* [What to produce] Exactly the lines from the one containing "Give me the matplotlib source for this chart." through the one containing "3.5], color=GRID, lw=LW, clip_on=False, zorder=1)" must be returned; include both ends and nothing else.

"""

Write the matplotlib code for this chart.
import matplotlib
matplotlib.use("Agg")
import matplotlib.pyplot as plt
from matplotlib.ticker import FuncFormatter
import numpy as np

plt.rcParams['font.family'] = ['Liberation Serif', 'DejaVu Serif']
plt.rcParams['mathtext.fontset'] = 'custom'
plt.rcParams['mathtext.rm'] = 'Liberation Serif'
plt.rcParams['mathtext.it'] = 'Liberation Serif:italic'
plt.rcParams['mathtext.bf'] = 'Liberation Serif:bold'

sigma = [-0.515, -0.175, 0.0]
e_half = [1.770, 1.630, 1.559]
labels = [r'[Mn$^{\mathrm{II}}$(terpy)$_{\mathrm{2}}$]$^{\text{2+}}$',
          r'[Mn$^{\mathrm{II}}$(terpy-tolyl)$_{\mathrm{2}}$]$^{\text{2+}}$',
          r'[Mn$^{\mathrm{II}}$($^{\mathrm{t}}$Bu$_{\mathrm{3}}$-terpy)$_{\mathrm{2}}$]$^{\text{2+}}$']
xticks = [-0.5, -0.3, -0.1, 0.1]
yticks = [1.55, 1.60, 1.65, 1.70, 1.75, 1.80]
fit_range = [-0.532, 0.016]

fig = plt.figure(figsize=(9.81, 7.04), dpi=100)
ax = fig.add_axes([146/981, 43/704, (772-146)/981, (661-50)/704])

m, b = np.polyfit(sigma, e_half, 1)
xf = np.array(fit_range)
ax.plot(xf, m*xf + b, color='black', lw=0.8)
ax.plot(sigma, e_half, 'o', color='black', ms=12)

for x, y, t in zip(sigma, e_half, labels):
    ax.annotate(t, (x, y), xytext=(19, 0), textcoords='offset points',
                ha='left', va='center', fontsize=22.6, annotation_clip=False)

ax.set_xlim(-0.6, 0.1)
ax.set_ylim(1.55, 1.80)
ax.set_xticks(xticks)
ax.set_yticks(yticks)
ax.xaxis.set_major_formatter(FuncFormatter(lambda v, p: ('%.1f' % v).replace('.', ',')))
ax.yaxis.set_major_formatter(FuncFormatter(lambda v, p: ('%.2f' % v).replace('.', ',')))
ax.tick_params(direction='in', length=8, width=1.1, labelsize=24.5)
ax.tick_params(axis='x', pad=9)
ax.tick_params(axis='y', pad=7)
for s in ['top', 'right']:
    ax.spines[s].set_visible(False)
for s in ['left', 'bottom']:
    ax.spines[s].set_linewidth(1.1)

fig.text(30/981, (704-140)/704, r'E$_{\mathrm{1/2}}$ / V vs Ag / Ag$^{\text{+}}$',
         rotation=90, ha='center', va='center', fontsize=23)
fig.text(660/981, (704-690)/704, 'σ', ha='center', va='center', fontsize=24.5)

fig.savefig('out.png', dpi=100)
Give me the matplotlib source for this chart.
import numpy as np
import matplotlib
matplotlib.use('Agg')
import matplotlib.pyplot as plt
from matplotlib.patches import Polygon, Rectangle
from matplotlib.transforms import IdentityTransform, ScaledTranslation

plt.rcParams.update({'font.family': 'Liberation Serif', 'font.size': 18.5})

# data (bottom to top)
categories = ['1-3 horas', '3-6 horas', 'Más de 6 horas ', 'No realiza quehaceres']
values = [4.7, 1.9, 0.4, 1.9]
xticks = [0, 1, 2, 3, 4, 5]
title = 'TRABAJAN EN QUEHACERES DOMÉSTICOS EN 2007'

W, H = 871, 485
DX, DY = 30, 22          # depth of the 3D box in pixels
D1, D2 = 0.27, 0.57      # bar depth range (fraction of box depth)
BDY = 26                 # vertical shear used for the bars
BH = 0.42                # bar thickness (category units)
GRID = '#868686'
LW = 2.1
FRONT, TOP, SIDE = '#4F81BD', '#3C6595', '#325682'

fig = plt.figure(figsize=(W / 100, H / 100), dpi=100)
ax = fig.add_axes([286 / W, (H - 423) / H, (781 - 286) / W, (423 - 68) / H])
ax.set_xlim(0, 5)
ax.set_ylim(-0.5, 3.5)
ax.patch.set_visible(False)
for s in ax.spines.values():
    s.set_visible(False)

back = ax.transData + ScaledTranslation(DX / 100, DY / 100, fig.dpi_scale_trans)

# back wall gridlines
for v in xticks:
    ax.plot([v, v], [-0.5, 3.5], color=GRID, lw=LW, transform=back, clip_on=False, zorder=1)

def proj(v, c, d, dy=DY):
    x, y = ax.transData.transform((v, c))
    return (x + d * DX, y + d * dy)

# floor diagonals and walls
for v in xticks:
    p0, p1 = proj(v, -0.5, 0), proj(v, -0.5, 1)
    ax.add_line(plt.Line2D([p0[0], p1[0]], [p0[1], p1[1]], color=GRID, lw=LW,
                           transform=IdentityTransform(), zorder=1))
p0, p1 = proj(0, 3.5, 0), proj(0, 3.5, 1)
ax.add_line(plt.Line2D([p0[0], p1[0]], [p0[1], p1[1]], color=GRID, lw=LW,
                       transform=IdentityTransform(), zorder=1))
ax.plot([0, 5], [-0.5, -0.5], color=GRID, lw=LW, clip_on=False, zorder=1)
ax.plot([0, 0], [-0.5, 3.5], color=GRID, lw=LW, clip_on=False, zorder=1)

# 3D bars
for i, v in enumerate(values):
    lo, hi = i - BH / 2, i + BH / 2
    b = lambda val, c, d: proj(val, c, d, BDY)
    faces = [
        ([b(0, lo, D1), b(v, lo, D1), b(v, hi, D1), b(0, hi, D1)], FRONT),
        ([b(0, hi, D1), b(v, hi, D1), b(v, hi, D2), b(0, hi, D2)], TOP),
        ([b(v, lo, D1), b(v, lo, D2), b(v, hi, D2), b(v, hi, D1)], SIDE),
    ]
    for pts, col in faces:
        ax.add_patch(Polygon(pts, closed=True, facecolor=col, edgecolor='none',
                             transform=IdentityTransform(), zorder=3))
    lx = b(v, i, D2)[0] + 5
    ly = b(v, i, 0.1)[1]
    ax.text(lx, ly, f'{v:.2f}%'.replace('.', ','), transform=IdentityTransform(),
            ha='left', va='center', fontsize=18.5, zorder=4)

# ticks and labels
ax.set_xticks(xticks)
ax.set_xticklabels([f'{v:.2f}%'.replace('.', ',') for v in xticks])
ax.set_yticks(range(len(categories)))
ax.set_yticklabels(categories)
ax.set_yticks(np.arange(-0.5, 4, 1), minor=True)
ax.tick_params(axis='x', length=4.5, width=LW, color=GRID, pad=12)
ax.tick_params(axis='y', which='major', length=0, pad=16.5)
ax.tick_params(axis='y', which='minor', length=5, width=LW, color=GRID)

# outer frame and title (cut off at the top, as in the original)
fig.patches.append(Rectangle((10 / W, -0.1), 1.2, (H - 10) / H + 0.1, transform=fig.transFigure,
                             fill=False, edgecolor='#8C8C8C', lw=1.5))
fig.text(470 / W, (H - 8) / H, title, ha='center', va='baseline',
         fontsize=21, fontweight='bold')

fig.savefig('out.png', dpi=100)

"""
"""

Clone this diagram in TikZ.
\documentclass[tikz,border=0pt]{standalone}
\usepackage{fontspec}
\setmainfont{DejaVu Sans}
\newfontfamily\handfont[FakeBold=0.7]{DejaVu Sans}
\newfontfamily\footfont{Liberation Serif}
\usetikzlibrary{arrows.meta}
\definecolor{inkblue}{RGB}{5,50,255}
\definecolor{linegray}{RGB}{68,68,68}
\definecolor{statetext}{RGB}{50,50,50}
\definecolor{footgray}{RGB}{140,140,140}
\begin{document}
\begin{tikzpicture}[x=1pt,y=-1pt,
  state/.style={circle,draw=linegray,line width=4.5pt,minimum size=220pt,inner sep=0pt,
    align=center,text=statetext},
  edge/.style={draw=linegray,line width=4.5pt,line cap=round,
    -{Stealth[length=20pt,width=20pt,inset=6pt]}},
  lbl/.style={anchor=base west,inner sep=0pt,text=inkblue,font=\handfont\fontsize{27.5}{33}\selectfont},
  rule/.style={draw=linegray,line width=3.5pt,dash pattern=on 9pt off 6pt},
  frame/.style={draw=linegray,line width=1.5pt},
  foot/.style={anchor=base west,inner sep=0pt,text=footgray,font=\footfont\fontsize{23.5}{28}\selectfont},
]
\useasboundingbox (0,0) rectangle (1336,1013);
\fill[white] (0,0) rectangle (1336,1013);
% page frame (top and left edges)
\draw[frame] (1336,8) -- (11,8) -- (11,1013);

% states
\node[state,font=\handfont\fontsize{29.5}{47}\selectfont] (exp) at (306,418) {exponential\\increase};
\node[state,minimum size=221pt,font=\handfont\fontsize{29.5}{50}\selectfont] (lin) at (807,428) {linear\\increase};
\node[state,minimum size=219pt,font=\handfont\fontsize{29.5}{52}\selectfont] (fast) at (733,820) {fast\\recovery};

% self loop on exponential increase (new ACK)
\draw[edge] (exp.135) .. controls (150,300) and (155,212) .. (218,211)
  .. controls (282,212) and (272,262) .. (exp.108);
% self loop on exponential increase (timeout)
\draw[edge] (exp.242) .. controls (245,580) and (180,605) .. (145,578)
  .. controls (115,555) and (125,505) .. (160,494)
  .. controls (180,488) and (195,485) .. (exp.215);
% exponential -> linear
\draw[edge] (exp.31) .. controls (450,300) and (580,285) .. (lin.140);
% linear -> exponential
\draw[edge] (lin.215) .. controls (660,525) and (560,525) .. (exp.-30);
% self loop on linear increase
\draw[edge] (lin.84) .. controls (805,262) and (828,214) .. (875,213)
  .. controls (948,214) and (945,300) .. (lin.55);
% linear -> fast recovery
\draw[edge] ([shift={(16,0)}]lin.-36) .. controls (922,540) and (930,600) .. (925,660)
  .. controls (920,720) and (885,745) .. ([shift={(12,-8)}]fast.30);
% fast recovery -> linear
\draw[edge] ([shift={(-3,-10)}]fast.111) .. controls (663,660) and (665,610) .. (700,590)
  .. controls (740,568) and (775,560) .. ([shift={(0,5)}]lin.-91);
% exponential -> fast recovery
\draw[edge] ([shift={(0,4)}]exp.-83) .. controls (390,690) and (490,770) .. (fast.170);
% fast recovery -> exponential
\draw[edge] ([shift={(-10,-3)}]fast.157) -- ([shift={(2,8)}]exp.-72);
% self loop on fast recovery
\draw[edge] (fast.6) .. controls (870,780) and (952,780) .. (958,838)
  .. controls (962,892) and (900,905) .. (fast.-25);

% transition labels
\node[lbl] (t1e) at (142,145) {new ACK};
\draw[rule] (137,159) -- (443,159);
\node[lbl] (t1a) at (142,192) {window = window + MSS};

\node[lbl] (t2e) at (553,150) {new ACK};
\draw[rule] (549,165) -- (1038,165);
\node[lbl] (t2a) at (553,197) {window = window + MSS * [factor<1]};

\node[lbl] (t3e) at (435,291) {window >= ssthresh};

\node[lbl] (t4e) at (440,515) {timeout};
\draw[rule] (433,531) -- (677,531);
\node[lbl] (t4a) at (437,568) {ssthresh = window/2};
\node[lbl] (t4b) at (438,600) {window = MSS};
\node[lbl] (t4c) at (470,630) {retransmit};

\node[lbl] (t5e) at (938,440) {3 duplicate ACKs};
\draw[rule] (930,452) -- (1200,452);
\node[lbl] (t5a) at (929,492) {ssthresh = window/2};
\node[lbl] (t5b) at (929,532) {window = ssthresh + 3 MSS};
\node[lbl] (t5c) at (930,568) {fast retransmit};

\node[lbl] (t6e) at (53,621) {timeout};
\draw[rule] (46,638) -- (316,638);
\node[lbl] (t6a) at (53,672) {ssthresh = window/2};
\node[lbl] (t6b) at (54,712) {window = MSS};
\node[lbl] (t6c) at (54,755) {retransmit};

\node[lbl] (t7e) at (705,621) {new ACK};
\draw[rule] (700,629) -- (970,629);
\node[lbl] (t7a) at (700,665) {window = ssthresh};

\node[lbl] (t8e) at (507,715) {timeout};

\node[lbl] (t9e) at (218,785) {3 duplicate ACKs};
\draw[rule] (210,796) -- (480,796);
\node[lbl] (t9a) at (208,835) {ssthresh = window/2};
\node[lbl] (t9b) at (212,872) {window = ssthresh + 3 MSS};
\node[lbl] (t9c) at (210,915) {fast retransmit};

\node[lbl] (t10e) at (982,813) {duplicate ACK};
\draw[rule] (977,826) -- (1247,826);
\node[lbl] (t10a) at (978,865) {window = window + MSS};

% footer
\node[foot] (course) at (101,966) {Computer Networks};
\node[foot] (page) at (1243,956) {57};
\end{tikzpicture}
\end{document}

"""

* [Finished task]
Give me the matplotlib source for this chart.
import numpy as np
import matplotlib
matplotlib.use('Agg')
import matplotlib.pyplot as plt
from matplotlib.patches import Polygon, Rectangle
from matplotlib.transforms import IdentityTransform, ScaledTranslation

plt.rcParams.update({'font.family': 'Liberation Serif', 'font.size': 18.5})

# data (bottom to top)
categories = ['1-3 horas', '3-6 horas', 'Más de 6 horas ', 'No realiza quehaceres']
values = [4.7, 1.9, 0.4, 1.9]
xticks = [0, 1, 2, 3, 4, 5]
title = 'TRABAJAN EN QUEHACERES DOMÉSTICOS EN 2007'

W, H = 871, 485
DX, DY = 30, 22          # depth of the 3D box in pixels
D1, D2 = 0.27, 0.57      # bar depth range (fraction of box depth)
BDY = 26                 # vertical shear used for the bars
BH = 0.42                # bar thickness (category units)
GRID = '#868686'
LW = 2.1
FRONT, TOP, SIDE = '#4F81BD', '#3C6595', '#325682'

fig = plt.figure(figsize=(W / 100, H / 100), dpi=100)
ax = fig.add_axes([286 / W, (H - 423) / H, (781 - 286) / W, (423 - 68) / H])
ax.set_xlim(0, 5)
ax.set_ylim(-0.5, 3.5)
ax.patch.set_visible(False)
for s in ax.spines.values():
    s.set_visible(False)

back = ax.transData + ScaledTranslation(DX / 100, DY / 100, fig.dpi_scale_trans)

# back wall gridlines
for v in xticks:
    ax.plot([v, v], [-0.5, 3.5], color=GRID, lw=LW, transform=back, clip_on=False, zorder=1)

def proj(v, c, d, dy=DY):
    x, y = ax.transData.transform((v, c))
    return (x + d * DX, y + d * dy)

# floor diagonals and walls
for v in xticks:
    p0, p1 = proj(v, -0.5, 0), proj(v, -0.5, 1)
    ax.add_line(plt.Line2D([p0[0], p1[0]], [p0[1], p1[1]], color=GRID, lw=LW,
                           transform=IdentityTransform(), zorder=1))
p0, p1 = proj(0, 3.5, 0), proj(0, 3.5, 1)
ax.add_line(plt.Line2D([p0[0], p1[0]], [p0[1], p1[1]], color=GRID, lw=LW,
                       transform=IdentityTransform(), zorder=1))
ax.plot([0, 5], [-0.5, -0.5], color=GRID, lw=LW, clip_on=False, zorder=1)
ax.plot([0, 0], [-0.5, 3.5], color=GRID, lw=LW, clip_on=False, zorder=1)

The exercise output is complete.